Since the early 1990s within UK secondary schools and colleges there has been a significant extension and broadening of activity. This has involved a growing army of personnel including classroom assistants, informal educators, youth workers, learning mentors and personal advisers. Sometimes this has taken a particular organizational form such as in the new community schools in Scotland (modelled after the US notion of full-service schooling), mostly it has arisen out the an incremental growth driven by new policy initiatives. In further education colleges there has also been an expansion in the numbers of mentors, advisers and youth workers.

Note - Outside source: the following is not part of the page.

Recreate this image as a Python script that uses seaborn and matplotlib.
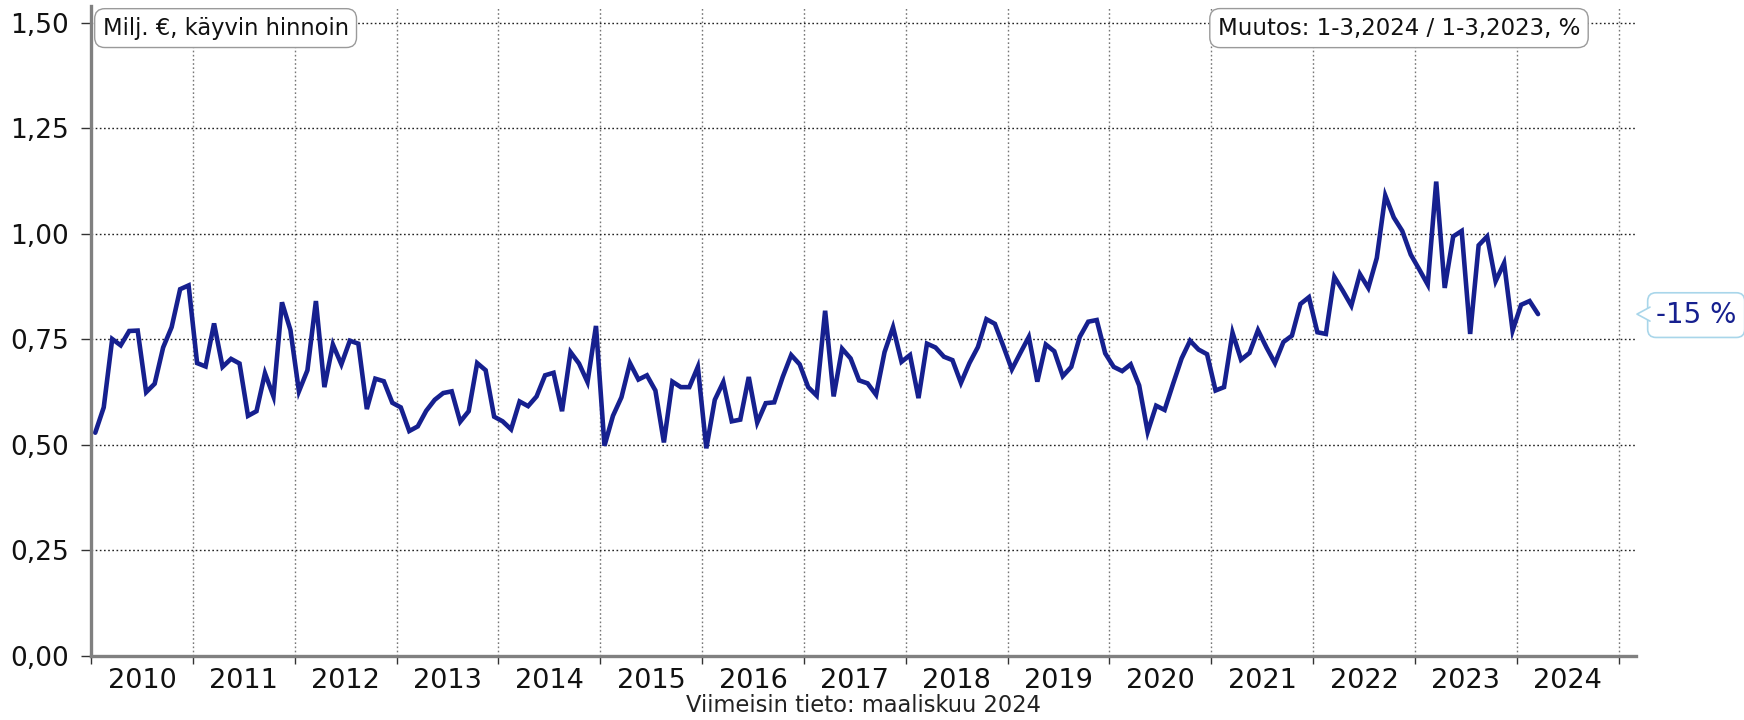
import matplotlib
matplotlib.use("Agg")
import matplotlib.pyplot as plt
import numpy as np
import pandas as pd
import seaborn as sns
from matplotlib.lines import Line2D
from matplotlib.patches import Polygon
from matplotlib.ticker import FixedLocator, FuncFormatter
from matplotlib.transforms import IdentityTransform, offset_copy

# monthly values, Jan 2010 .. Mar 2024 (milj. €)
monthly_values = [
    0.529, 0.589, 0.751, 0.736, 0.770, 0.771, 0.625, 0.645, 0.731, 0.779, 0.869, 0.878,  # 2010
    0.694, 0.686, 0.788, 0.685, 0.704, 0.693, 0.569, 0.580, 0.670, 0.615, 0.838, 0.772,  # 2011
    0.627, 0.677, 0.841, 0.637, 0.738, 0.691, 0.747, 0.740, 0.585, 0.657, 0.651, 0.600,  # 2012
    0.589, 0.533, 0.544, 0.581, 0.607, 0.623, 0.627, 0.555, 0.580, 0.694, 0.677, 0.567,  # 2013
    0.556, 0.537, 0.603, 0.592, 0.615, 0.665, 0.671, 0.580, 0.720, 0.693, 0.649, 0.782,  # 2014
    0.498, 0.569, 0.613, 0.694, 0.655, 0.665, 0.629, 0.506, 0.650, 0.637, 0.637, 0.685,  # 2015
    0.492, 0.607, 0.649, 0.556, 0.560, 0.661, 0.553, 0.599, 0.601, 0.661, 0.713, 0.691,  # 2016
    0.637, 0.617, 0.818, 0.615, 0.728, 0.705, 0.653, 0.646, 0.619, 0.720, 0.779, 0.697,  # 2017
    0.713, 0.611, 0.740, 0.731, 0.709, 0.701, 0.647, 0.694, 0.732, 0.798, 0.787, 0.734,  # 2018
    0.679, 0.718, 0.756, 0.650, 0.738, 0.722, 0.663, 0.685, 0.756, 0.792, 0.796, 0.717,  # 2019
    0.685, 0.675, 0.691, 0.641, 0.531, 0.593, 0.583, 0.645, 0.705, 0.747, 0.726, 0.715,  # 2020
    0.629, 0.637, 0.766, 0.702, 0.718, 0.772, 0.731, 0.694, 0.744, 0.759, 0.834, 0.850,  # 2021
    0.767, 0.763, 0.898, 0.865, 0.830, 0.905, 0.872, 0.943, 1.091, 1.039, 1.007, 0.951,  # 2022
    0.916, 0.880, 1.124, 0.872, 0.994, 1.007, 0.763, 0.973, 0.994, 0.888, 0.931, 0.771,  # 2023
    0.832, 0.841, 0.810,                                                                  # 2024
]
year_labels = [str(y) for y in range(2010, 2025)]
y_ticks = [0.0, 0.25, 0.50, 0.75, 1.00, 1.25, 1.50]
unit_text = "Milj. €, käyvin hinnoin"
change_title = "Muutos: 1-3,2024 / 1-3,2023, %"
change_value = "-15 %"
footer_text = "Viimeisin tieto: maaliskuu 2024"

LINE = "#16208f"

dates = pd.date_range("2010-01-01", periods=len(monthly_values), freq="MS")
df = pd.DataFrame({
    "x": dates.year + (dates.month - 0.5) / 12.0,
    "value": monthly_values,
})

sns.set_theme(style="white")
plt.rcParams["font.family"] = ["DejaVu Sans"]

fig = plt.figure(figsize=(17.44, 7.2), dpi=100)
ax = fig.add_axes([91 / 1744, 64 / 720, 1545 / 1744, 650 / 720])

sns.lineplot(data=df, x="x", y="value", ax=ax, color=LINE, linewidth=3.3,
             solid_joinstyle="miter", zorder=4)

ax.set_xlim(2010, 2025.17)
ax.set_ylim(0, 1.54)

# gridlines at year boundaries and every 0.25
boundaries = list(range(2010, 2026))
ax.xaxis.set_major_locator(FixedLocator(boundaries))
ax.xaxis.set_minor_locator(FixedLocator([int(y) + 0.5 for y in year_labels]))
ax.xaxis.set_major_formatter(FuncFormatter(lambda v, _: ""))
ax.xaxis.set_minor_formatter(FuncFormatter(lambda v, _: str(int(v))))
ax.yaxis.set_major_locator(FixedLocator(y_ticks))
ax.yaxis.set_major_formatter(FuncFormatter(lambda v, _: f"{v:.2f}".replace(".", ",")))

ax.tick_params(axis="x", which="major", direction="out", length=6, width=1, color="#333333", bottom=True)
ax.tick_params(axis="x", which="minor", length=0, pad=9, labelsize=19.5, labelcolor="#111111", bottom=True)
ax.tick_params(axis="y", which="major", direction="out", length=7, width=1, color="#333333",
               pad=9, labelsize=19, labelcolor="#111111", left=True)

ax.grid(False)
for b in boundaries[1:]:
    ax.axvline(b, color="#777777", linewidth=1.0, linestyle=(0, (1.2, 1.8)), zorder=1)
for t in y_ticks[1:]:
    ax.axhline(t, color="#222222", linewidth=1.0, linestyle=(0, (1.2, 1.8)), zorder=1)

for side in ("top", "right"):
    ax.spines[side].set_visible(False)
for side in ("left", "bottom"):
    ax.spines[side].set_color("#808080")
    ax.spines[side].set_linewidth(2.4)
    ax.spines[side].set_zorder(5)

ax.set_xlabel("")
ax.set_ylabel("")

box_style = dict(boxstyle="round,pad=0.35,rounding_size=0.45", facecolor="white",
                 edgecolor="#9a9a9a", linewidth=1.0)
ax.text(0.0075, 0.966, unit_text, transform=ax.transAxes, ha="left", va="center",
        fontsize=16.3, color="#111111", bbox=box_style, zorder=6)
ax.text(0.8466, 0.966, change_title, transform=ax.transAxes, ha="center", va="center",
        fontsize=16.5, color="#111111", bbox=box_style, zorder=6)

# callout with the change at the last value
last = monthly_values[-1]
trans = ax.get_yaxis_transform()
ax.text(1.0, last, change_value, transform=offset_copy(trans, fig, x=20, y=-1, units="dots"),
        ha="left", va="center", fontsize=20, color=LINE, clip_on=False, zorder=6,
        bbox=dict(boxstyle="round,pad=0.3,rounding_size=0.3", facecolor="white",
                  edgecolor="#a9d6ea", linewidth=1.2))
tip_x, tip_y = trans.transform((1.0, last))
tip_x += 1
pointer = [(tip_x, tip_y), (tip_x + 13, tip_y + 7), (tip_x + 13, tip_y - 7)]
fig.add_artist(Polygon(pointer, closed=True, facecolor="white", edgecolor="none",
                       transform=IdentityTransform(), zorder=7))
fig.add_artist(Line2D([pointer[1][0], pointer[0][0], pointer[2][0]],
                      [pointer[1][1], pointer[0][1], pointer[2][1]],
                      color="#a9d6ea", linewidth=1.2, transform=IdentityTransform(), zorder=8))

fig.text((91 + 1545 / 2) / 1744, 14 / 720, footer_text, ha="center", va="center",
         fontsize=16.3, color="#222222")

fig.savefig("out.png", dpi=100)
plt.close(fig)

Activities have included, for example:
Working with students to set up study clubs and circles (to follow particular academic interests), and 'homework clubs' (spaces to do the work).
Encouraging and supporting the development of groups around enthusiasms and interests such as music and sound systems, environmental issues, and cross-community reconciliation.
Developing alternative educational provision for young people experiencing difficulties in mainstream classrooms.